Print exactly the lines from the first one down to the line that contains "const height = 462;", both included, and skip the pictures.

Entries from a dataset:
◇ ◇ ◇ ◇
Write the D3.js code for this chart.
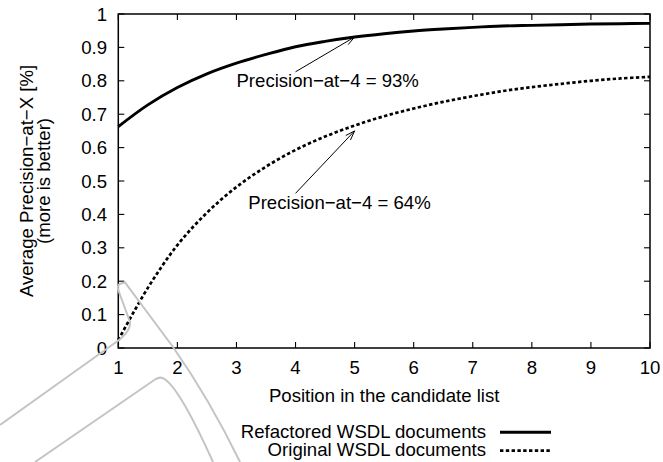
<!DOCTYPE html>
<html>
<head>
<meta charset="utf-8">
<script src="https://cdn.jsdelivr.net/npm/d3@7"></script>
<style>
  body { margin: 0; background: #fff; }
  svg text { font-family: "Liberation Sans", Arial, Helvetica, sans-serif; fill: #000; }
</style>
</head>
<body>
<svg id="chart" width="663" height="462"></svg>
<script>
const width = 663;
const height = 462;

// positions in the candidate list
const positions = [1, 1.5, 2, 2.5, 3, 3.5, 4, 4.5, 5, 5.5, 6, 6.5, 7, 7.5, 8, 8.5, 9, 9.5, 10];
const refactored = [0.663, 0.728, 0.78, 0.821, 0.853, 0.879, 0.902, 0.918, 0.931, 0.941, 0.949, 0.955, 0.96, 0.964, 0.966, 0.968, 0.97, 0.971, 0.972];
const original   = [0.024, 0.18, 0.308, 0.405, 0.482, 0.543, 0.593, 0.633, 0.666, 0.694, 0.717, 0.737, 0.754, 0.769, 0.781, 0.791, 0.8, 0.807, 0.812];

const xTicks = [1, 2, 3, 4, 5, 6, 7, 8, 9, 10];
const yTicks = [0, 0.1, 0.2, 0.3, 0.4, 0.5, 0.6, 0.7, 0.8, 0.9, 1];

const seriesNames = ["Refactored WSDL documents", "Original WSDL documents"];

// annotations: label position, arrow tail and arrow head (data units)
const noteTexts = ["Precision\u2212at\u22124 = 93%", "Precision\u2212at\u22124 = 64%"];
const noteLabelX = [3.0, 3.2];
const noteLabelY = [0.8, 0.435];
const noteTail = [[4.0, 0.827], [4.0, 0.463]];
const noteHead = [[5.0, 0.931], [5.0, 0.65]];

const margin = {left: 118.3, right: 13, top: 14, bottom: 114};
const plotW = width - margin.left - margin.right;
const plotH = height - margin.top - margin.bottom;

const svg = d3.select("#chart");
svg.append("rect").attr("width", width).attr("height", height).attr("fill", "#fff");

const x = d3.scaleLinear().domain([1, 10]).range([margin.left, margin.left + plotW]);
const y = d3.scaleLinear().domain([0, 1]).range([margin.top + plotH, margin.top]);

const fontSize = 18.6;
const tickLen = 6;

// ticks (inward, mirrored like gnuplot)
const gTicks = svg.append("g").attr("stroke", "#000").attr("stroke-width", 1.1);
xTicks.forEach(function(t) {
    gTicks.append("line").attr("x1", x(t)).attr("x2", x(t)).attr("y1", y(0)).attr("y2", y(0) - tickLen);
    gTicks.append("line").attr("x1", x(t)).attr("x2", x(t)).attr("y1", y(1)).attr("y2", y(1) + tickLen);
});
yTicks.forEach(function(t) {
    gTicks.append("line").attr("x1", x(1)).attr("x2", x(1) + tickLen).attr("y1", y(t)).attr("y2", y(t));
    gTicks.append("line").attr("x1", x(10)).attr("x2", x(10) - tickLen).attr("y1", y(t)).attr("y2", y(t));
});

svg.selectAll(".xlab").data(xTicks).enter().append("text")
    .attr("x", function(d) { return x(d); })
    .attr("y", 374)
    .attr("text-anchor", "middle")
    .style("font-size", fontSize + "px")
    .text(function(d) { return d; });

svg.selectAll(".ylab").data(yTicks).enter().append("text")
    .attr("x", 107)
    .attr("y", function(d) { return y(d) + 6.6; })
    .attr("text-anchor", "end")
    .style("font-size", fontSize + "px")
    .text(function(d) { return d3.format("~g")(d); });

// axis titles
svg.append("text")
    .attr("x", (x(1) + x(10)) / 2).attr("y", 401.5)
    .attr("text-anchor", "middle")
    .style("font-size", fontSize + "px")
    .text("Position in the candidate list");

const yMid = (y(0) + y(1)) / 2;
svg.append("text")
    .attr("transform", "translate(33," + yMid + ") rotate(-90)")
    .attr("text-anchor", "middle")
    .style("font-size", fontSize + "px")
    .text("Average Precision\u2212at\u2212X [%]");
svg.append("text")
    .attr("transform", "translate(49.5," + yMid + ") rotate(-90)")
    .attr("text-anchor", "middle")
    .style("font-size", fontSize + "px")
    .text("(more is better)");

// curves
const line = d3.line()
    .x(function(d) { return x(d[0]); })
    .y(function(d) { return y(d[1]); })
    .curve(d3.curveCatmullRom.alpha(0.5));

svg.append("path")
    .datum(d3.zip(positions, refactored))
    .attr("d", line)
    .attr("fill", "none")
    .attr("stroke", "#000")
    .attr("stroke-width", 2.9);

svg.append("path")
    .datum(d3.zip(positions, original))
    .attr("d", line)
    .attr("fill", "none")
    .attr("stroke", "#000")
    .attr("stroke-width", 2.7)
    .attr("stroke-dasharray", "3.4,2.4");

// border
svg.append("rect")
    .attr("x", x(1)).attr("y", y(1))
    .attr("width", x(10) - x(1)).attr("height", y(0) - y(1))
    .attr("fill", "none")
    .attr("stroke", "#000")
    .attr("stroke-width", 1.5);

// annotations
noteTexts.forEach(function(t, i) {
    svg.append("text")
        .attr("x", x(noteLabelX[i]))
        .attr("y", y(noteLabelY[i]) + 6.6)
        .style("font-size", fontSize + "px")
        .text(t);

    const x0 = x(noteTail[i][0]), y0 = y(noteTail[i][1]);
    const x1 = x(noteHead[i][0]), y1 = y(noteHead[i][1]);
    const ang = Math.atan2(y1 - y0, x1 - x0);
    const len = 10, spread = 0.33;
    const g = svg.append("g").attr("stroke", "#000").attr("stroke-width", 1).attr("fill", "none");
    g.append("line").attr("x1", x0).attr("y1", y0).attr("x2", x1).attr("y2", y1);
    g.append("path").attr("d",
        "M" + (x1 - len * Math.cos(ang - spread)) + "," + (y1 - len * Math.sin(ang - spread)) +
        "L" + x1 + "," + y1 +
        "L" + (x1 - len * Math.cos(ang + spread)) + "," + (y1 - len * Math.sin(ang + spread)));
});

// legend
const legendY = [432.3, 450.7];
seriesNames.forEach(function(name, i) {
    svg.append("text")
        .attr("x", 486).attr("y", legendY[i] + 5.2)
        .attr("text-anchor", "end")
        .style("font-size", fontSize + "px")
        .text(name);
    svg.append("line")
        .attr("x1", 500).attr("x2", 551)
        .attr("y1", legendY[i]).attr("y2", legendY[i])
        .attr("stroke", "#000")
        .attr("stroke-width", i === 0 ? 2.9 : 2.7)
        .attr("stroke-dasharray", i === 0 ? null : "3.4,2.4");
});

// grey outline shapes overlaid on the lower left corner of the page
const overlay = svg.append("g").attr("fill", "none").attr("stroke", "#c4c4c4").attr("stroke-width", 2);
overlay.append("path").attr("d",
    "M0,425 L112,345 Q131,333 130,322 L119,292 Q116,285 121,283.5 L125,282.5 L173,347 Q210,400 240,462");
overlay.append("path").attr("d",
    "M35,462 L155,379.5 Q161,375.5 166,380 Q182,393 213,462");
</script>
</body>
</html>
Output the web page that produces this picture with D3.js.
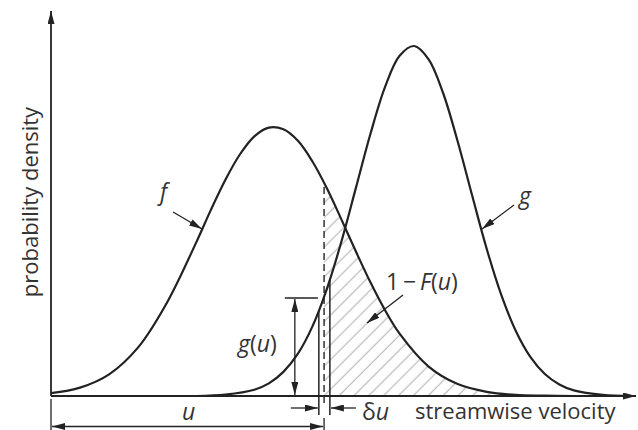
◇ ◇ ◇ ◇
> _Completed exercise_
Write the D3.js code for this chart.
<!DOCTYPE html>
<html>
<head>
<meta charset="utf-8">
<script src="https://cdn.jsdelivr.net/npm/d3@7"></script>
<style>
  body { margin: 0; background: #fff; }
  svg text { font-family: "Liberation Sans", Arial, Helvetica, sans-serif; fill: #000; }
</style>
</head>
<body>
<svg id="chart" width="663" height="462"></svg>
<script>
const width = 663;
const height = 462;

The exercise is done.